The award recognizes exemplary commitment to achieving equity in the development, administration and delivery of educational programs and services in the community and technical college system.
"This award reflects the collective commitment to advancing equity by the college's trustees, staff, and faculty," RTC President Kevin McCarthy said. "Everyone at the college, from the Board members to the staff, live out that mission daily."
Evaluators considered the college's demonstrable evidence of leadership in setting policies that promote and enhance opportunities for institutional diversity, inclusion, and equity for women, persons of color, LGBTQIA+, or members of any other underrepresented or underserved population over the last five years.
One of the goals of the 2017–2022 Strategic Plan is Equity: to nurture an academic and work environment that promotes fairness and removes systemic and institutional barriers. To the Board and president, that means identifying and addressing systemic and institutionalized racism and classism by reviewing policies, continually asking how decisions affect students from underrepresented communities, and actively pursuing opportunities for change and growth.
Under the Board and president's leadership, college faculty and staff have wholly embraced these values, laying the foundation for equitable instruction and student services to all students. Nearly 70 percent identify as students of color.
"I have seen firsthand how policies and decisions made by the Renton Technical College Board of Trustees have impacted our city and surrounding communities," Benita Horn, the Inclusion and Equity Consultant for the City of Renton, wrote in her nomination letter. "RTC’s policies have resulted not only in the admission but in scholarships and ongoing support to those most marginalized and underserved in our community. The impact of these policies is visible in the diversity of the student body and in the success of students most underserved."
The Northwest Commission on Colleges and Universities commended the college on its "success in hiring, retaining, and promoting faculty and staff who represent the diversity of the community by infusing equity requirements throughout the recruiting process" during the 2021 comprehensive evaluation and reaccreditation. The number of underrepresented and underserved tenure candidates, has grown from 32 percent in 2017 to 62 percent in 2021, believed to be the highest in the state. College leadership has become more reflective of our student body with the hiring of people from underrepresented or unserved populations in key positions formerly held by white or gender "traditional" individuals.
RTC's established student-centered equity work resulted in an unsolicited $5 million gift from MacKenzie Scott and Dan Jewett, which recognized RTC as an "equity-oriented, high-impact organization" that successfully educates students who come from chronically underserved communities.
While grateful for the recognition, Board Member Frieda Takamura said the Board's work is guided by service to the students.

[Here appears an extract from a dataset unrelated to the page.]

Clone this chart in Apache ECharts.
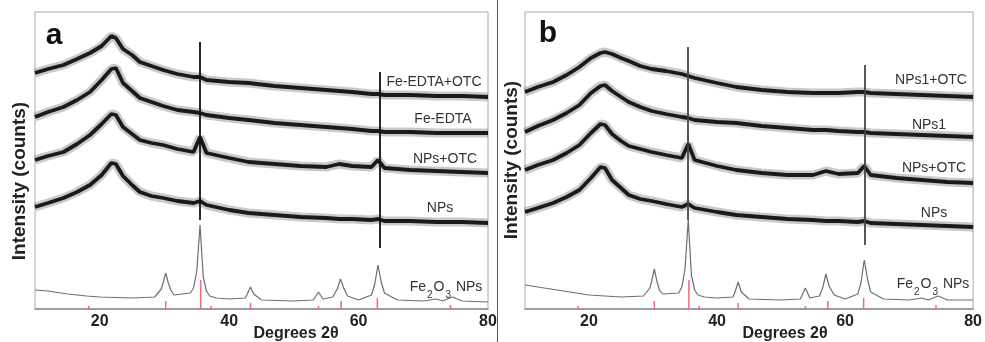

"By building on the assets of our diverse college and the Renton community, we are actualizing the 'walking the talk' of infusing diversity, equity, and inclusion in all aspects of RTC," she said. Huma Mohibullah, a tenured instructor of social sciences and chair of RTC's Diversity, Equity, and Inclusion Council, also nominated the Board for the award.
"Through the Board's leadership, RTC has become a college that goes beyond idealized conversations about DEI and achieves the goal of helping underrepresented students thrive in a system that was never built for them," she wrote.